The Ṣadr Dīwānī ʿAdālat (সদর দেওয়ানি আদালত) (English: Sudder Dewanny Adawlut) was the Supreme Court of Revenue in British India established in 1772 at Calcutta by Warren Hastings, the first governor-general of Bengal. It was reformed in 1780 and again in 1793 by the British Parliament. The court's judges were the Governor General and Council Members of the East India Company, assisted by native judges and officers of revenue.

==Meaning==
The term is in the Urdu:
- Sudder signifies literally "the breast"; the fore-court of a house; the chief seat of government, contradistinguished from Mofussil, or interior of the country; the presidency.
- Dewan is an ancient Persian word which was adopted throughout the Islamic world, meaning a powerful government official, minister or ruler.
- Adawlut, signifying "justice", "equity", a court of justice.

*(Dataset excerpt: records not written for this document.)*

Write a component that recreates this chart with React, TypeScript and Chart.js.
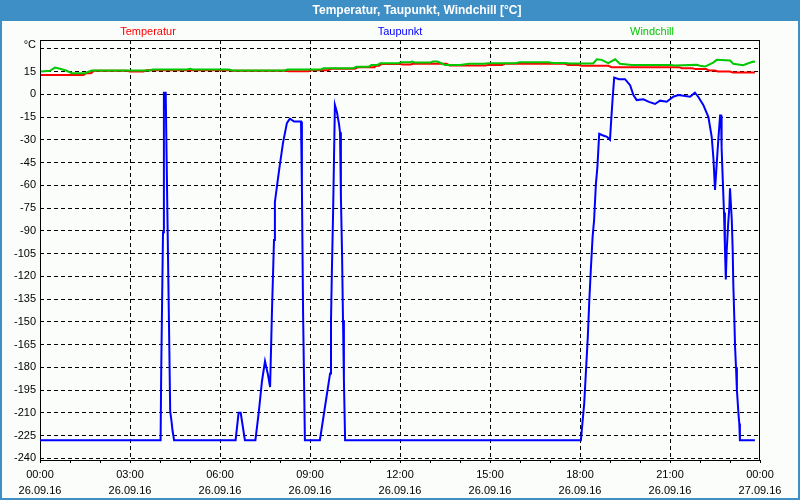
import React, { useEffect, useRef } from "react";
import { Chart, registerables } from "chart.js";

Chart.register(...registerables);

const CHART_TITLE = "Temperatur, Taupunkt, Windchill [°C]";
const SERIES_LABELS = ["Temperatur", "Taupunkt", "Windchill"];
const SERIES_COLORS = ["#ff0000", "#0000ff", "#00c800"];
const Y_UNIT_LABEL = "°C";
const Y_TICK_VALUES = [-240, -225, -210, -195, -180, -165, -150, -135, -120, -105, -90, -75, -60, -45, -30, -15, 0, 15, 30];
const X_TICK_TIMES = ["00:00", "03:00", "06:00", "09:00", "12:00", "15:00", "18:00", "21:00", "00:00"];
const X_TICK_DATES = ["26.09.16", "26.09.16", "26.09.16", "26.09.16", "26.09.16", "26.09.16", "26.09.16", "26.09.16", "27.09.16"];

// Temperatur (hours since 26.09.16 00:00, °C)
const tempHours = [0.03, 1.45, 1.55, 1.7, 1.8, 2.9, 3.0, 3.45, 3.55, 6.3, 6.4, 8.2, 8.3, 8.95, 9.05, 9.6, 9.7, 10.5, 10.6, 11.15, 11.22, 11.3, 11.38, 12.0, 12.1, 12.35, 12.45, 13.55, 13.65, 14.85, 14.95, 15.4, 15.5, 17.5, 17.6, 17.95, 18.05, 18.95, 19.05, 21.3, 21.4, 21.75, 21.85, 22.2, 22.3, 22.5, 22.6, 23.0, 23.1, 23.83];
const tempValues = [12.8, 12.8, 13.9, 13.9, 15.5, 15.5, 15.0, 15.0, 15.8, 15.8, 15.5, 15.5, 15.2, 15.2, 15.9, 15.9, 16.8, 16.8, 17.9, 17.9, 18.8, 18.8, 19.9, 19.9, 19.6, 19.6, 20.1, 20.1, 19.0, 19.0, 19.4, 19.4, 20.1, 20.1, 19.4, 19.4, 18.8, 18.8, 17.9, 17.9, 17.2, 17.2, 16.6, 16.6, 15.7, 15.7, 15.0, 15.0, 14.3, 14.3];

// Taupunkt
const dewHours = [0, 4.02, 4.04, 4.07, 4.1, 4.13, 4.19, 4.22, 4.25, 4.28, 4.31, 4.34, 4.38, 4.42, 4.47, 6.52, 6.62, 6.69, 6.83, 7.18, 7.29, 7.4, 7.5, 7.6, 7.67, 7.73, 7.8, 7.83, 7.97, 8.1, 8.23, 8.33, 8.47, 8.7, 8.73, 8.77, 8.83, 9.33, 9.5, 9.67, 9.7, 9.73, 9.77, 9.83, 9.9, 9.97, 10.0, 10.03, 10.07, 10.1, 10.13, 10.17, 18.03, 18.08, 18.14, 18.2, 18.26, 18.31, 18.36, 18.42, 18.47, 18.53, 18.58, 18.64, 18.75, 18.9, 19.0, 19.04, 19.09, 19.14, 19.3, 19.5, 19.67, 19.78, 19.89, 20.11, 20.3, 20.5, 20.67, 20.89, 21.11, 21.28, 21.67, 21.83, 21.94, 22.11, 22.28, 22.39, 22.45, 22.5, 22.56, 22.61, 22.67, 22.7, 22.72, 22.76, 22.8, 22.83, 22.86, 22.89, 22.94, 22.98, 23.0, 23.03, 23.06, 23.09, 23.11, 23.14, 23.17, 23.2, 23.23, 23.28, 23.31, 23.33, 23.83];
const dewValues = [-228, -228, -183, -137, -91, 1, 1, -41, -83, -125, -166, -209, -215, -222, -228, -228, -210, -210, -228, -228, -210, -189, -176, -185, -193, -145, -96, -71, -50, -32, -19, -16, -18, -18, -61, -145, -228, -228, -206, -184, -149, -116, -78, -7, -12, -20, -25, -67, -107, -149, -188, -228, -228, -217, -204, -182, -160, -136, -116, -94, -83, -59, -48, -26, -27, -28, -30, -17, -2, 11, 10, 10, 6, -0.5, -3.8, -3.3, -5, -6.4, -4.2, -4.9, -1.6, -0.5, -1.6, 1.1, -1.6, -7, -15, -28, -43, -63, -45, -30, -14, -14, -35, -57, -78, -100, -122, -103, -85, -74, -62, -62, -83, -103, -125, -145, -167, -180, -195, -210, -217, -228, -228];

// Windchill
const windHours = [0.03, 0.33, 0.5, 0.67, 0.89, 1.06, 1.5, 1.72, 3.67, 3.75, 4.9, 5.0, 5.1, 6.3, 6.4, 8.15, 8.25, 9.35, 9.45, 10.45, 10.55, 10.95, 11.05, 11.25, 11.35, 11.95, 12.05, 12.35, 12.4, 12.5, 13.0, 13.1, 13.25, 13.5, 14.0, 14.3, 14.8, 14.95, 15.85, 16.0, 16.95, 17.1, 17.5, 17.65, 18.44, 18.56, 18.72, 18.94, 19.17, 19.33, 19.72, 21.0, 21.17, 21.89, 22.0, 22.17, 22.44, 22.56, 23.0, 23.11, 23.44, 23.61, 23.78, 23.83];
const windValues = [15.0, 15.5, 17.6, 16.8, 15.5, 13.9, 13.9, 15.7, 15.7, 16.3, 16.3, 16.8, 16.3, 16.3, 15.7, 15.7, 16.3, 16.3, 17.2, 17.2, 18.1, 18.1, 19.4, 19.4, 20.5, 20.5, 21.2, 21.2, 21.6, 20.9, 20.9, 21.6, 21.6, 19.4, 19.4, 20.1, 20.1, 20.5, 20.5, 21.2, 21.2, 20.7, 20.7, 20.3, 20.3, 23.1, 22.7, 20.5, 23.1, 20.1, 19.4, 19.4, 19.0, 19.4, 18.8, 18.3, 20.9, 22.7, 22.3, 20.1, 19.2, 20.5, 21.6, 21.3];

const toPoints = (xs: number[], ys: number[]) => xs.map((x, i) => ({ x, y: ys[i] }));

const framePlugin = {
  id: "frame",
  beforeDraw(chart: any) {
    const { ctx, width, height } = chart;
    ctx.save();
    ctx.fillStyle = "#fbfdfb";
    ctx.fillRect(0, 0, width, height);
    ctx.fillStyle = "#3d8fc6";
    ctx.fillRect(0, 0, width, 21);
    ctx.fillRect(0, 0, 2, height);
    ctx.fillRect(width - 2, 0, 2, height);
    ctx.fillRect(0, height - 2, width, 2);
    ctx.textAlign = "center";
    ctx.textBaseline = "middle";
    ctx.font = "bold 12px 'Liberation Sans'";
    ctx.fillStyle = "#ffffff";
    ctx.fillText(CHART_TITLE, 417, 11);
    ctx.font = "11px 'Liberation Sans'";
    const centers = [148, 400, 652];
    SERIES_LABELS.forEach((label, i) => {
      ctx.fillStyle = SERIES_COLORS[i];
      ctx.fillText(label, centers[i], 32);
    });
    ctx.fillStyle = "#000000";
    ctx.textAlign = "right";
    ctx.fillText(Y_UNIT_LABEL, 36, 45);
    ctx.restore();
  },
  beforeDatasetsDraw(chart: any) {
    const { ctx, chartArea } = chart;
    ctx.save();
    ctx.strokeStyle = "#000000";
    ctx.lineWidth = 1;
    ctx.strokeRect(chartArea.left + 0.5, chartArea.top + 0.5, chartArea.right - chartArea.left - 1, chartArea.bottom - chartArea.top);
    ctx.restore();
  },
};

export default function App() {
  const canvasRef = useRef<HTMLCanvasElement | null>(null);

  useEffect(() => {
    document.body.style.margin = "0";
    const canvas = canvasRef.current;
    if (!canvas) return;
    const font = { family: "'Liberation Sans', Arial, sans-serif", size: 11 };
    const chart = new Chart(canvas, {
      type: "line",
      data: {
        datasets: [
          { label: SERIES_LABELS[1], data: toPoints(dewHours, dewValues), borderColor: SERIES_COLORS[1], borderWidth: 2, pointRadius: 0, tension: 0, fill: false },
          { label: SERIES_LABELS[2], data: toPoints(windHours, windValues), borderColor: SERIES_COLORS[2], borderWidth: 2, pointRadius: 0, tension: 0, fill: false },
          { label: SERIES_LABELS[0], data: toPoints(tempHours, tempValues), borderColor: SERIES_COLORS[0], borderWidth: 2, pointRadius: 0, tension: 0, fill: false },
        ],
      },
      options: {
        responsive: false,
        animation: false,
        devicePixelRatio: 1,
        layout: { padding: { left: 0, right: 40, top: 40, bottom: 0 } },
        plugins: { legend: { display: false }, title: { display: false }, tooltip: { enabled: false } },
        scales: {
          x: {
            type: "linear",
            min: 0,
            max: 24,
            afterBuildTicks: (scale: any) => {
              const t = [];
              for (let h = 0; h <= 24; h++) t.push({ value: h });
              scale.ticks = t;
            },
            afterFit: (scale: any) => { scale.height = 40; },
            ticks: {
              autoSkip: false,
              maxRotation: 0,
              minRotation: 0,
              padding: 4,
              color: "#000",
              font: { ...font, lineHeight: 16 / 11 },
              callback: (v: any) => {
                const h = Number(v);
                if (h % 3 !== 0) return "";
                return [X_TICK_TIMES[h / 3], X_TICK_DATES[h / 3]];
              },
            },
            grid: {
              drawTicks: true,
              tickLength: 3,
              tickColor: "#000",
              tickBorderDash: [],
              color: (c: any) => {
                const v = c.tick ? c.tick.value : 0;
                return v % 3 === 0 && v !== 0 && v !== 24 ? "#000" : "rgba(0,0,0,0)";
              },
            },
            border: { display: false, dash: [4, 3] },
          },
          y: {
            type: "linear",
            min: -241.1,
            max: 35.8,
            afterBuildTicks: (scale: any) => {
              scale.ticks = Y_TICK_VALUES.map((v) => ({ value: v }));
            },
            afterFit: (scale: any) => { scale.width = 40; },
            ticks: {
              autoSkip: false,
              padding: 4,
              color: "#000",
              font,
              callback: (v: any) => (Number(v) === 30 ? "" : String(v)),
            },
            grid: { drawTicks: false, color: "#000" },
            border: { display: false, dash: [4, 3] },
          },
        },
      },
      plugins: [framePlugin],
    } as any);
    return () => chart.destroy();
  }, []);

  return (
    <div style={{ width: 800, height: 500, margin: 0, padding: 0 }}>
      <canvas ref={canvasRef} width={800} height={500} style={{ display: "block", width: 800, height: 500 }} />
    </div>
  );
}
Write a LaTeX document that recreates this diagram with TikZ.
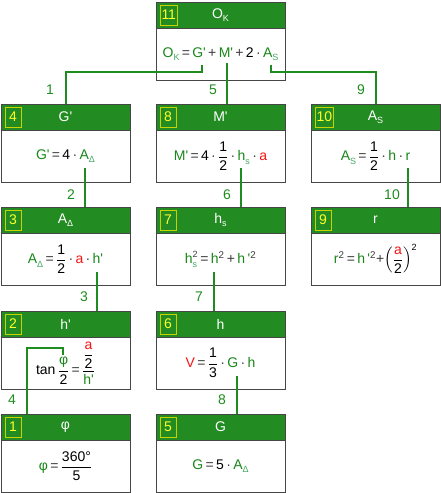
\documentclass[tikz,border=0pt]{standalone}
\usepackage{fontspec}
\setmainfont{Liberation Sans}
\usepackage{amsmath}
\definecolor{hdr}{RGB}{34,139,34}
\definecolor{ln}{RGB}{30,140,30}
\definecolor{vg}{RGB}{25,135,25}
\definecolor{sg}{RGB}{70,170,100}
\definecolor{rd}{RGB}{245,20,20}
\definecolor{bd}{RGB}{70,70,70}
\definecolor{ny}{RGB}{255,255,40}
\definecolor{nb}{RGB}{200,210,0}
\definecolor{opc}{RGB}{60,60,60}
\newcommand{\p}{\textquotesingle}
\newcommand{\V}[1]{\textcolor{vg}{#1}}
\newcommand{\R}[1]{\textcolor{rd}{#1}}
\newcommand{\Ss}[1]{\raisebox{-0.45ex}{\fontsize{9}{9}\selectfont #1}}
\newcommand{\sub}[1]{\Ss{\textcolor{sg}{#1}}}
\newcommand{\op}[1]{\,\textcolor{opc}{#1}\,}
\newcommand{\dt}{\,\textcolor{opc}{·}\,}
\newcommand{\Fr}[2]{$\displaystyle\frac{\mbox{#1}}{\mbox{#2}}$}
\newcommand{\sq}{\textsuperscript{\textcolor{opc}{2}}}
\newcommand{\mycard}[6]{%
 \node[cardbox] (#1) at (#2+64.5,#3+39) {};
 \node[cardhead,anchor=north] (#1h) at (#1.north) {};
 \node[cardnum,anchor=west] (#1n) at ([xshift=4pt]#1h.west) {#4};
 \node[headtxt] (#1t) at (#1h.center) {#5};
 \node[formula] (#1f) at (#2+64.5,#3+52) {#6};
}
\begin{document}
\begin{tikzpicture}[x=1pt,y=-1pt,
 every node/.style={font=\fontsize{14}{16}\selectfont},
 cardbox/.style={draw=bd, fill=white, line width=1pt, minimum width=129pt, minimum height=78pt, inner sep=0pt},
 cardhead/.style={draw=bd, fill=hdr, line width=1pt, minimum width=129pt, minimum height=26pt, inner sep=0pt},
 cardnum/.style={draw=nb, line width=1pt, text=ny, minimum width=16pt, minimum height=20pt, inner sep=1.5pt},
 headtxt/.style={text=white},
 formula/.style={text=black, inner sep=0pt},
 conn/.style={draw=ln, line width=2pt},
 lbl/.style={text=ln}]
\useasboundingbox (0,0) rectangle (441,493);

\mycard{b11}{156}{2}{11}{O\Ss{K}}{\V{O}\sub{K}\op{=}\V{G\p}\op{+}\V{M\p}\op{+}2\dt\V{A}\sub{S}}
\mycard{b4}{1}{104}{4}{G\p}{\V{G\p}\op{=}4\dt\V{A}\sub{Δ}}
\mycard{b8}{156}{104}{8}{M\p}{\V{M\p}\op{=}4\dt\Fr{1}{2}\dt\V{h}\sub{s}\dt\R{a}}
\mycard{b10}{311}{104}{10}{A\Ss{S}}{\V{A}\sub{S}\op{=}\Fr{1}{2}\dt\V{h}\dt\V{r}}
\mycard{b3}{1}{207}{3}{A\Ss{Δ}}{\V{A}\sub{Δ}\op{=}\Fr{1}{2}\dt\R{a}\dt\V{h\p}}
\mycard{b7}{156}{207}{7}{h\Ss{s}}{$\mbox{\V{h}}^{\mbox{\fontsize{9}{9}\selectfont\textcolor{opc}{2}}}_{\mbox{\fontsize{9}{9}\selectfont\textcolor{sg}{s}}}$\op{=}\V{h}\sq\op{+}\V{h}\,\V{\p}\sq}
\mycard{b9}{311}{207}{9}{r}{\V{r}\sq\op{=}\V{h}\,\V{\p}\sq\textcolor{opc}{+}$\displaystyle\left(\frac{\mbox{\R{a}}}{\mbox{2}}\right)^{\mbox{\fontsize{9}{9}\selectfont 2}}$}
\mycard{b2}{1}{311}{2}{h\p}{tan\,$\displaystyle\frac{\mbox{\V{φ}}}{\mbox{2}}$\op{=}$\displaystyle\frac{\dfrac{\mbox{\R{a}}}{\mbox{2}}}{\mbox{\V{h\p}}}$}
\mycard{b6}{156}{311}{6}{h}{\R{V}\op{=}\Fr{1}{3}\dt\V{G}\dt\V{h}}
\mycard{b1}{1}{414}{1}{φ}{\V{φ}\op{=}\Fr{360°}{5}}
\mycard{b5}{156}{414}{5}{G}{\V{G}\op{=}5\dt\V{A}\sub{Δ}}

% connector start points (under terms of the formulas)
\coordinate (s1) at (202,65);
\coordinate (s5) at (227,63);
\coordinate (s9) at (271,65);
\coordinate (s2) at (85,168);
\coordinate (s6) at (241,168);
\coordinate (s10) at (408,168);
\coordinate (s3) at (97,272);
\coordinate (s7) at (214,272);
\coordinate (s4) at (63,355);
\coordinate (s8) at (237,376);

\draw[conn] (s1) -- ++(0,7) -| (b4.north);
\draw[conn] (s5) -- (s5 |- b8.north);
\draw[conn] (s9) -- ++(0,7) -| (b10.north);
\draw[conn] (s2) -- (s2 |- b3.north);
\draw[conn] (s6) -- (s6 |- b7.north);
\draw[conn] (s10) -- (s10 |- b9.north);
\draw[conn] (s3) -- (s3 |- b2.north);
\draw[conn] (s7) -- (s7 |- b6.north);
\draw[conn] (s4) -- ++(0,-7) -- ++(-36,0) coordinate (k4) -- (k4 |- b1.north);
\draw[conn] (s8) -- (s8 |- b5.north);

\node[lbl] (l1) at (50,90) {1};
\node[lbl] (l5) at (213,90) {5};
\node[lbl] (l9) at (361,90) {9};
\node[lbl] (l2) at (71,195) {2};
\node[lbl] (l6) at (227,195) {6};
\node[lbl] (l10) at (392,195) {10};
\node[lbl] (l3) at (84,297) {3};
\node[lbl] (l7) at (199,297) {7};
\node[lbl] (l4) at (12,400) {4};
\node[lbl] (l8) at (222,400) {8};
\end{tikzpicture}
\end{document}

The term Dewanny Adawlut signifies a civil court of justice. Foujdarry Adawlut signifies a criminal court of justice.

==History==
The court was established to allow Hindus to be governed by Hindu law in matters of property, and not as before by Muslim law, although they were still subject to Muslim criminal law.

In each of the districts of British India, subordinate courts of revenue with definitive jurisdiction of up to 500 rupees, were established in which the judges were the relevant District Collector and his deputy and registrar, assisted by native officers. For cases exceeding 500 rupees, appeals were allowed to the Sudder Dewanny Adawlut.

The court was abolished after the Indian Rebellion of 1857.